Commissioned by the Seely family from celebrated equine sculptor, Philip Blacker, the half size bronze depicts General Jack Seely astride Warrior, whose newspaper obituary read ‘the horse the Germans could not kill.’
It has been loaned to English Heritage for the duration of the First World War centenary and accompanies the current Carisbrooke Castle Museum exhibition, Men and Horses Go to War.
Warrior was bred on the Isle of Wight, went to France with General Jack Seely on one of the first boats in August 1914 and survived four years on the Western Front leading the famous last cavalry charge at Moreuil Wood in March 1918.
He returned home safe and sound and four years to the day of the Moreuil Wood charge, won the Isle of Wight point to point.
He lived to the grand age of 33, an almost unbelievable feat when eight million other horses and mules sadly became casualties of war.
A book about Warrior’s life was first published in 1934 – and again in 2011- with original Sir Alfred Munnings pictures of the horse. It is the same famous Munnings picture of Jack Seely astride Warrior which has formed the basis for the Blacker Sculpture.
The Warrior statue will be located in the Princess Beatrice garden, adjacent to the Chapel of St Nicholas which has served as the Isle of Wight’s war memorial since after the First World War.

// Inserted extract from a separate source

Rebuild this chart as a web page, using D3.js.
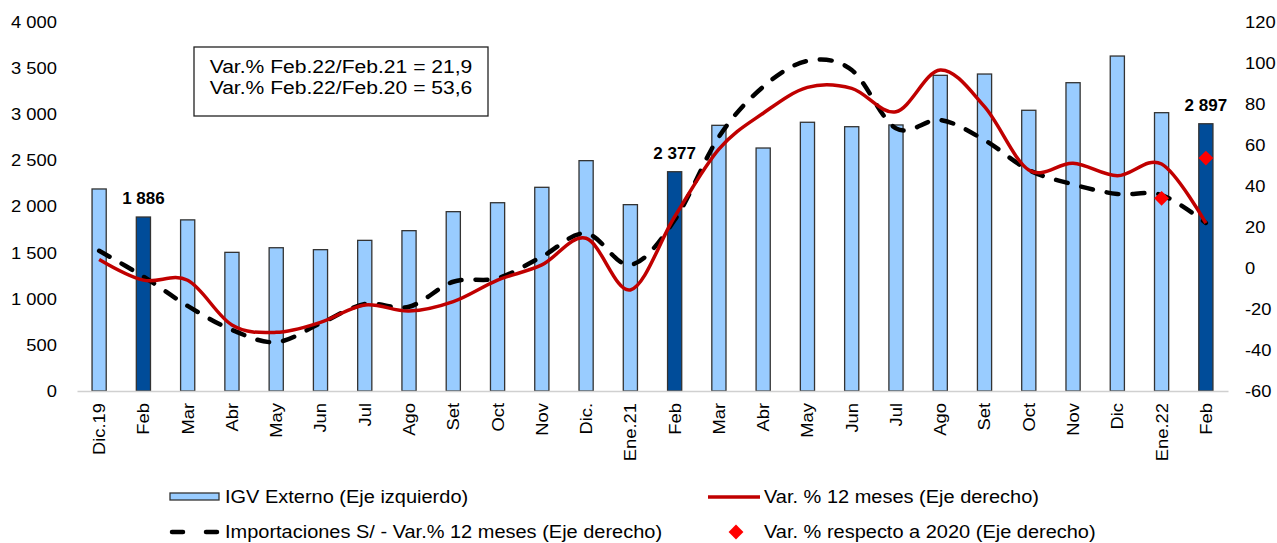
<!DOCTYPE html>
<html>
<head>
<meta charset="utf-8">
<script src="https://cdn.jsdelivr.net/npm/d3@7"></script>
<style>
  body { margin: 0; background: #fff; }
  svg { font-family: "Liberation Sans", Arial, sans-serif; }
</style>
</head>
<body>
<div id="chart"></div>
<script>
const categories = ['Dic.19', 'Feb', 'Mar', 'Abr', 'May', 'Jun', 'Jul', 'Ago', 'Set', 'Oct', 'Nov', 'Dic.',
  'Ene.21', 'Feb', 'Mar', 'Abr', 'May', 'Jun', 'Jul', 'Ago', 'Set', 'Oct', 'Nov', 'Dic', 'Ene.22', 'Feb']
// IGV externo, millones S/ (eje izquierdo)
const igv = [2190, 1886, 1855, 1503, 1553, 1532, 1633, 1738, 1944, 2041, 2208, 2497,
  2020, 2377, 2880, 2634, 2913, 2865, 2884, 3422, 3436, 3043, 3342, 3631, 3017, 2897]
// Var. % 12 meses (eje derecho)
const var12 = [4.2, -5.9, -6, -27.8, -31.4, -26.5, -18, -21, -16.4, -5.9, 1.5, 14.5,
  -10.7, 25, 58, 75.5, 88.1, 87.6, 76.2, 96.6, 78.7, 47.8, 51.1, 45, 50.7, 21.9]
// Importaciones S/ - Var.% 12 meses (eje derecho)
const imports = [8.4, -4.2, -18.5, -30.2, -36.2, -27, -17.6, -18.9, -6.7, -5, 5.5, 16.9,
  1.5, 23.4, 64, 88.4, 101, 96.6, 68.1, 72.2, 62.4, 47.8, 40.8, 36.1, 35.6, 22]
// Var. % respecto a 2020 (eje derecho)
const var2020 = [null, null, null, null, null, null, null, null, null, null, null, null,
  null, null, null, null, null, null, null, null, null, null, null, null, 34, 53.6]
const highlighted = [1, 13, 25]
const leftTicks = [0, 500, 1000, 1500, 2000, 2500, 3000, 3500, 4000]
const rightTicks = [-60, -40, -20, 0, 20, 40, 60, 80, 100, 120]
const boxLines = ['Var.% Feb.22/Feb.21 = 21,9', 'Var.% Feb.22/Feb.20 = 53,6']

const W = 1277, H = 543
const STRETCH = 1.08
const LIGHT = '#99CCFF', DARK = '#004C99', RED = '#C00000'

const locale = d3.formatLocale({ decimal: ',', thousands: ' ', grouping: [3], currency: ['', ''], minus: '-' })
const fmt = locale.format(',')

const svg = d3.select('#chart').append('svg')
  .attr('width', W).attr('height', H)

const idx = d3.range(categories.length)
const x = d3.scaleBand().domain(idx).range([77, 1228]).paddingInner(0.68).paddingOuter(0.34)
const yL = d3.scaleLinear().domain([0, 4000]).range([391, 22])
const yR = d3.scaleLinear().domain([-60, 120]).range([391, 22])
const cx = i => x(i) + x.bandwidth() / 2

// left axis
const gL = svg.append('g').attr('transform', 'translate(57,0)')
  .call(d3.axisLeft(yL).tickValues(leftTicks).tickSize(0).tickPadding(0).tickFormat(fmt))
gL.select('.domain').remove()
gL.selectAll('text').attr('x', 0).attr('font-size', 17).attr('fill', '#000')
  .attr('font-family', null).attr('transform', `scale(${STRETCH},1)`)

// right axis
const gR = svg.append('g').attr('transform', 'translate(1245,0)')
  .call(d3.axisRight(yR).tickValues(rightTicks).tickSize(0).tickPadding(0).tickFormat(fmt))
gR.select('.domain').remove()
gR.selectAll('text').attr('x', 0).attr('font-size', 17).attr('fill', '#000')
  .attr('font-family', null).attr('transform', `scale(${STRETCH},1)`)

// bars
svg.append('g').selectAll('rect').data(igv).join('rect')
  .attr('x', (d, i) => x(i))
  .attr('y', d => yL(d))
  .attr('width', x.bandwidth())
  .attr('height', d => yL(0) - yL(d))
  .attr('fill', (d, i) => highlighted.includes(i) ? DARK : LIGHT)
  .attr('stroke', '#333')
  .attr('stroke-width', 1.3)

// x axis
const gX = svg.append('g').attr('transform', 'translate(0,391)')
  .call(d3.axisBottom(x).tickSize(0).tickFormat(i => categories[i]))
gX.select('.domain').attr('stroke', '#d0d0d0').attr('stroke-width', 1.5)
gX.selectAll('text')
  .attr('x', 0).attr('y', 0).attr('dy', '0.35em')
  .attr('text-anchor', 'end').attr('font-size', 17).attr('fill', '#000').attr('font-family', null)
  .attr('transform', `translate(0,12) rotate(-90) scale(${STRETCH},1)`)

// lines
const smooth = d3.curveCatmullRom.alpha(0)
svg.append('path')
  .attr('d', d3.line().x((d, i) => cx(i)).y(d => yR(d)).curve(smooth)(imports))
  .attr('fill', 'none').attr('stroke', '#000').attr('stroke-width', 4.5)
  .attr('stroke-dasharray', '12,14').attr('stroke-linecap', 'round')
svg.append('path')
  .attr('d', d3.line().x((d, i) => cx(i)).y(d => yR(d)).curve(smooth)(var12))
  .attr('fill', 'none').attr('stroke', RED).attr('stroke-width', 3.5)

// diamonds
const diamond = d3.symbol().type(d3.symbolSquare).size(110)
svg.append('g').selectAll('path')
  .data(var2020.map((v, i) => ({ v, i })).filter(d => d.v !== null))
  .join('path')
  .attr('d', diamond)
  .attr('transform', d => `translate(${cx(d.i)},${yR(d.v)}) rotate(45)`)
  .attr('fill', '#FF0000')

// value labels
svg.append('g').selectAll('text').data(highlighted).join('text')
  .attr('x', i => cx(i))
  .attr('y', i => yL(igv[i]) - 13)
  .attr('text-anchor', 'middle')
  .attr('font-size', 17).attr('font-weight', 'bold')
  .text(i => fmt(igv[i]))

// annotation box
svg.append('rect')
  .attr('x', 194).attr('y', 47).attr('width', 294).attr('height', 69)
  .attr('fill', '#fff').attr('stroke', '#222').attr('stroke-width', 1.3)
boxLines.forEach((t, k) => {
  svg.append('text')
    .attr('transform', `translate(341,${73 + k * 21}) scale(1.11,1)`)
    .attr('text-anchor', 'middle').attr('font-size', 19)
    .text(t)
})

// legend
const lg = svg.append('g').attr('font-size', 18.5)
function legendText (tx, ty, t) {
  lg.append('text').attr('transform', `translate(${tx},${ty}) scale(${STRETCH},1)`)
    .attr('dy', '0.35em').text(t)
}
lg.append('rect').attr('x', 170).attr('y', 493).attr('width', 49).attr('height', 7)
  .attr('fill', LIGHT).attr('stroke', '#333').attr('stroke-width', 1.3)
legendText(225, 497, 'IGV Externo (Eje izquierdo)')
lg.append('line').attr('x1', 708).attr('x2', 760).attr('y1', 497).attr('y2', 497)
  .attr('stroke', RED).attr('stroke-width', 3.5)
legendText(764, 497, 'Var. % 12 meses (Eje derecho)')
lg.append('line').attr('x1', 172).attr('x2', 217).attr('y1', 532).attr('y2', 532)
  .attr('stroke', '#000').attr('stroke-width', 4.5)
  .attr('stroke-dasharray', '11,23').attr('stroke-linecap', 'round')
legendText(225, 532, 'Importaciones S/ - Var.% 12 meses (Eje derecho)')
lg.append('path').attr('d', diamond).attr('transform', 'translate(736,532) rotate(45)')
  .attr('fill', '#FF0000')
legendText(764, 532, 'Var. % respecto a 2020 (Eje derecho)')
</script>
</body>
</html>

Brough Scott, author and grandson of Jack Seely said: “It is both thrilling and appropriate that Warrior and my grand-father should now stand together in Carisbrooke Castle at the very centre of the Isle of Wight where they spent so many great times both before and after their war time adventures.
"I hope all those who come to see them will be as uplifted as we have in the re-telling of their unbelievable story.”
English Heritage Senior Curator, Rowena Willard Wright added: “The story of Warrior and General Jack Seely is remarkable. It is both a love story and a thriller, and a hundred years on, is as resonant, as it ever was.
"We are honoured to have been asked by the family to display this stunning work which we hope will engage visitors to Carisbrooke in a very unique and personal piece of England’s First World War history.”
David Thornton, CEO, Visit Isle of Wight meanwhile said: “The centenary of World War 1 this year means that the installation of a statue of Warrior at Carisbrooke Castle is an extremely fitting and timely tribute.
"I’m sure that the work, which will be seen by thousands of visitors, will help to illustrate the Isle of Wight’s connections to the true story of the original Warhorse. It’ll be become another reason for planning a visit to the Island in general, and Carisbrooke in particular.”